The penalty given on the first half to Chelsea came from a counter-attack after winning the ball from a goal kick from the Seagulls. This time Kanté was involved in the pressing, creating a central trap winning the ball, and assisting the German, who was fouled inside the box by Matt Ryan. With Warner playing upfront, the Blues will find a significant weapon on counter-attacks, exploiting his pace and ability to read the game in transitions, as he did when playing in the Bundesliga.
Havertz was not so much involved in the game; we only saw a few participations of the other debutant on this first game. He was involved in just 55 actions, way less than Mount, who participated in 88 actions on the other flank with a similar success rate. Albeit, this player gives additional options to exploit the back of the defensive lines with speed. With the front two pinning the defensive line, we saw some ideas from the Blues of using Mount accuracy to launch Havertz at the back of the defensive line.

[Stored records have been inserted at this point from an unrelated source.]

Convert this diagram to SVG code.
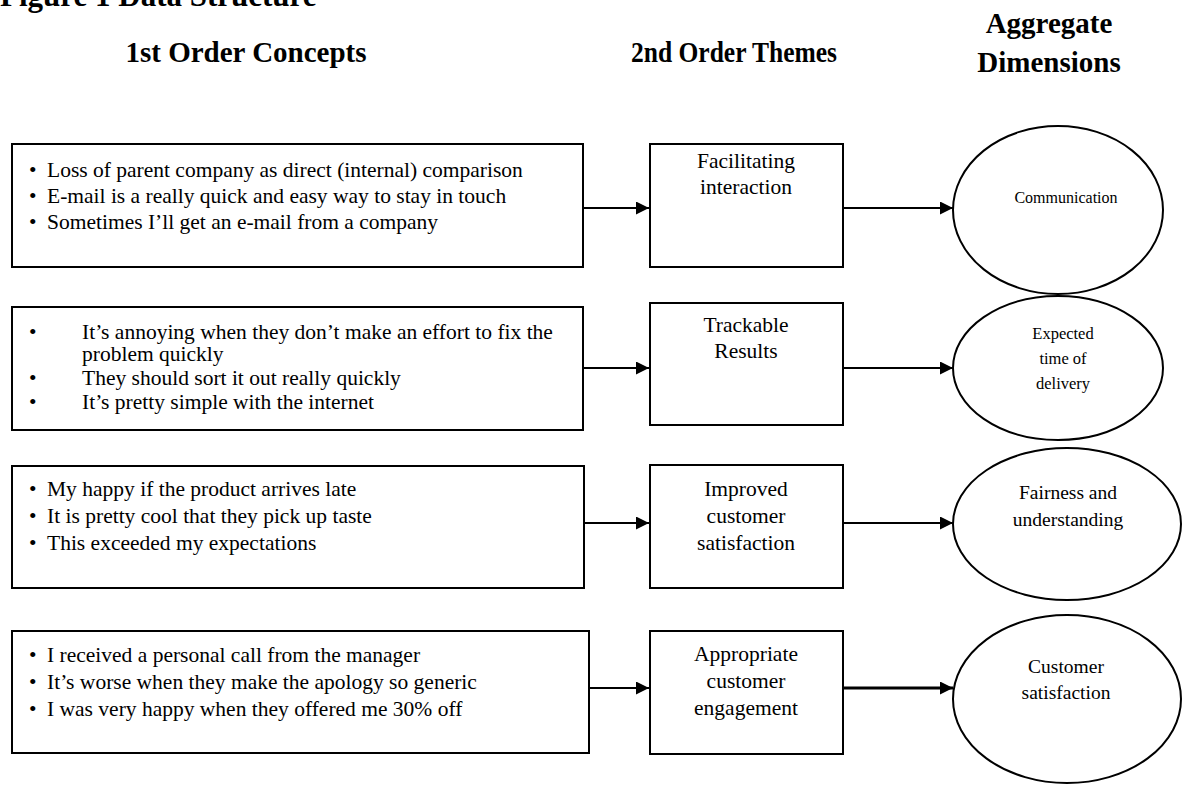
<svg xmlns="http://www.w3.org/2000/svg" width="1182" height="789" viewBox="0 0 1182 789">
<style>
.box{fill:#fff;stroke:#000;stroke-width:2}
.ell{fill:#fff;stroke:#000;stroke-width:2}
.t{font-family:"Liberation Serif","Times New Roman",serif;font-size:21.5px;fill:#000}
.c{text-anchor:middle}
.s16{font-size:16px}
.s17{font-size:16.5px}
.s20{font-size:19.5px}
.h{font-family:"Liberation Serif","Times New Roman",serif;font-weight:bold;font-size:29px;fill:#000;text-anchor:middle}
.ln{stroke:#000;stroke-width:2;fill:none}
.thick{stroke-width:3}
</style>
<defs>
<marker id="ah" viewBox="0 0 10 10" refX="10" refY="5" markerWidth="15" markerHeight="13" markerUnits="userSpaceOnUse" orient="auto">
<path d="M0,0 L10,5 L0,10 Z" fill="#000"/>
</marker>
</defs>
<rect width="1182" height="789" fill="#fff"/>
<g id="title">
<text x="0" y="6" font-family="Liberation Serif, serif" font-weight="bold" font-size="31">Figure 1 Data Structure</text>
</g>
<g id="headers">
<text class="h" x="246" y="62">1st Order Concepts</text>
<text class="h" x="734" y="62" textLength="206" lengthAdjust="spacingAndGlyphs">2nd Order Themes</text>
<text class="h" x="1049" y="33">Aggregate</text>
<text class="h" x="1049" y="72">Dimensions</text>
</g>
<g id="c1">
<rect class="box" x="12" y="144" width="571" height="123"/>
<text class="t" x="29" y="177">•</text><text class="t" x="47" y="177">Loss of parent company as direct (internal) comparison</text>
<text class="t" x="29" y="203">•</text><text class="t" x="47" y="203">E-mail is a really quick and easy way to stay in touch</text>
<text class="t" x="29" y="229">•</text><text class="t" x="47" y="229">Sometimes I’ll get an e-mail from a company</text>
</g>
<g id="c2">
<rect class="box" x="12" y="307" width="571" height="123"/>
<text class="t" x="29" y="339">•</text><text class="t" x="82" y="339">It’s annoying when they don’t make an effort to fix the</text>
<text class="t" x="82" y="361">problem quickly</text>
<text class="t" x="29" y="385">•</text><text class="t" x="82" y="385">They should sort it out really quickly</text>
<text class="t" x="29" y="409">•</text><text class="t" x="82" y="409">It’s pretty simple with the internet</text>
</g>
<g id="c3">
<rect class="box" x="12" y="466" width="572" height="122"/>
<text class="t" x="29" y="496">•</text><text class="t" x="47" y="496">My happy if the product arrives late</text>
<text class="t" x="29" y="523">•</text><text class="t" x="47" y="523">It is pretty cool that they pick up taste</text>
<text class="t" x="29" y="550">•</text><text class="t" x="47" y="550">This exceeded my expectations</text>
</g>
<g id="c4">
<rect class="box" x="12" y="631" width="577" height="122"/>
<text class="t" x="29" y="662">•</text><text class="t" x="47" y="662">I received a personal call from the manager</text>
<text class="t" x="29" y="689">•</text><text class="t" x="47" y="689">It’s worse when they make the apology so generic</text>
<text class="t" x="29" y="716">•</text><text class="t" x="47" y="716">I was very happy when they offered me 30% off</text>
</g>
<g id="t1">
<rect class="box" x="650" y="144" width="193" height="123"/>
<text class="t c" x="746" y="168">Facilitating</text>
<text class="t c" x="746" y="194">interaction</text>
</g>
<g id="t2">
<rect class="box" x="650" y="303" width="193" height="122"/>
<text class="t c" x="746" y="332">Trackable</text>
<text class="t c" x="746" y="358">Results</text>
</g>
<g id="t3">
<rect class="box" x="650" y="465" width="193" height="123"/>
<text class="t c" x="746" y="496">Improved</text>
<text class="t c" x="746" y="523">customer</text>
<text class="t c" x="746" y="550">satisfaction</text>
</g>
<g id="t4">
<rect class="box" x="650" y="631" width="193" height="123"/>
<text class="t c" x="746" y="661">Appropriate</text>
<text class="t c" x="746" y="688">customer</text>
<text class="t c" x="746" y="715">engagement</text>
</g>
<g id="a1">
<ellipse class="ell" cx="1058" cy="210" rx="105" ry="84"/>
<text class="t c s16" x="1066" y="203">Communication</text>
</g>
<g id="a2">
<ellipse class="ell" cx="1058" cy="368" rx="105" ry="72"/>
<text class="t c s17" x="1063" y="339">Expected</text>
<text class="t c s17" x="1063" y="364">time of</text>
<text class="t c s17" x="1063" y="389">delivery</text>
</g>
<g id="a3">
<ellipse class="ell" cx="1067" cy="524" rx="114" ry="76"/>
<text class="t c s20" x="1068" y="499">Fairness and</text>
<text class="t c s20" x="1068" y="526">understanding</text>
</g>
<g id="a4">
<ellipse class="ell" cx="1067" cy="699" rx="114" ry="84"/>
<text class="t c s20" x="1066" y="673">Customer</text>
<text class="t c s20" x="1066" y="699">satisfaction</text>
</g>
<g id="connectors">
<line class="ln" x1="583" y1="208" x2="649" y2="208" marker-end="url(#ah)"/>
<line class="ln" x1="843" y1="208" x2="953" y2="208" marker-end="url(#ah)"/>
<line class="ln" x1="584" y1="368" x2="649" y2="368" marker-end="url(#ah)"/>
<line class="ln" x1="843" y1="368" x2="953" y2="368" marker-end="url(#ah)"/>
<line class="ln" x1="584" y1="523" x2="649" y2="523" marker-end="url(#ah)"/>
<line class="ln" x1="843" y1="523" x2="953" y2="523" marker-end="url(#ah)"/>
<line class="ln" x1="589" y1="688" x2="649" y2="688" marker-end="url(#ah)"/>
<line class="ln thick" x1="843" y1="688" x2="953" y2="688" marker-end="url(#ah)"/>
</g>
</svg>
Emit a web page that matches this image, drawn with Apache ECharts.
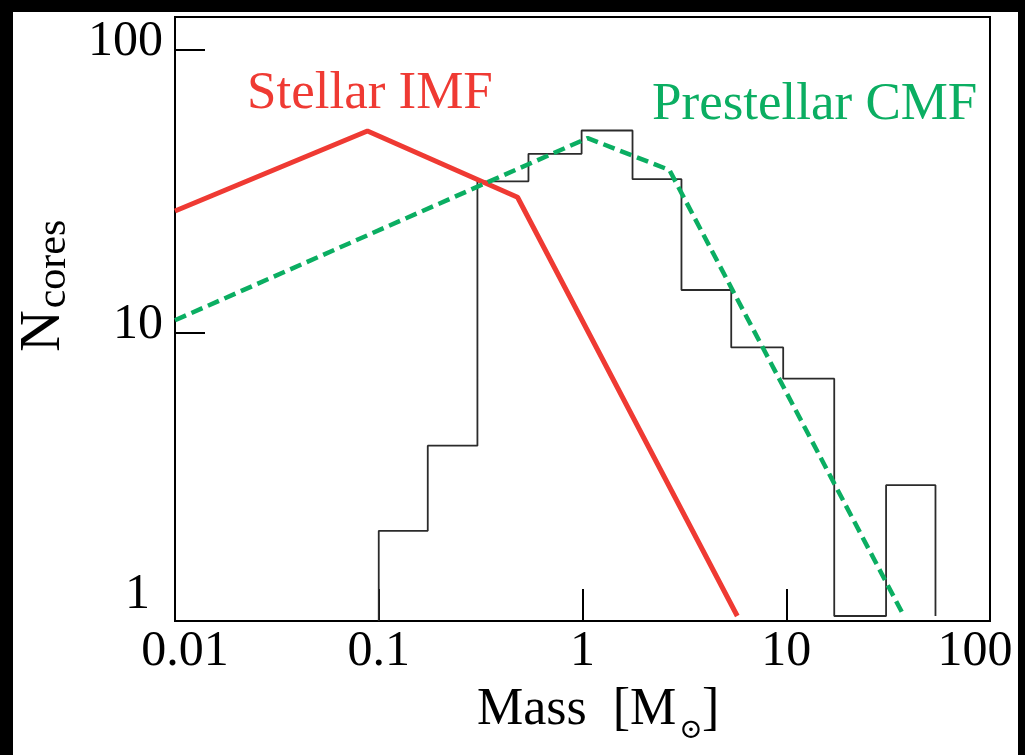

If this combination starts to work, either finding Warner or Havertz in behind the line will give this team a primary attacking weapon, being able to play a more direct play forcing rivals to defend deeper and retreat their lines giving more space.
The three points earned from the visitors was the main positive aspect of this game from Lampard’s team. Some decent actions from their new acquisitions showed that they would become essential if this team wants to fight high. The Blues will need to show more cohesion for their next game against the reigning champions.
The host showed much more than expected with a team that lacked on Premier League experience, as shown in the goals conceded. Lallana transfer might be the one giving that experience to this team. Playing this way, we might see this team getting more points than expected.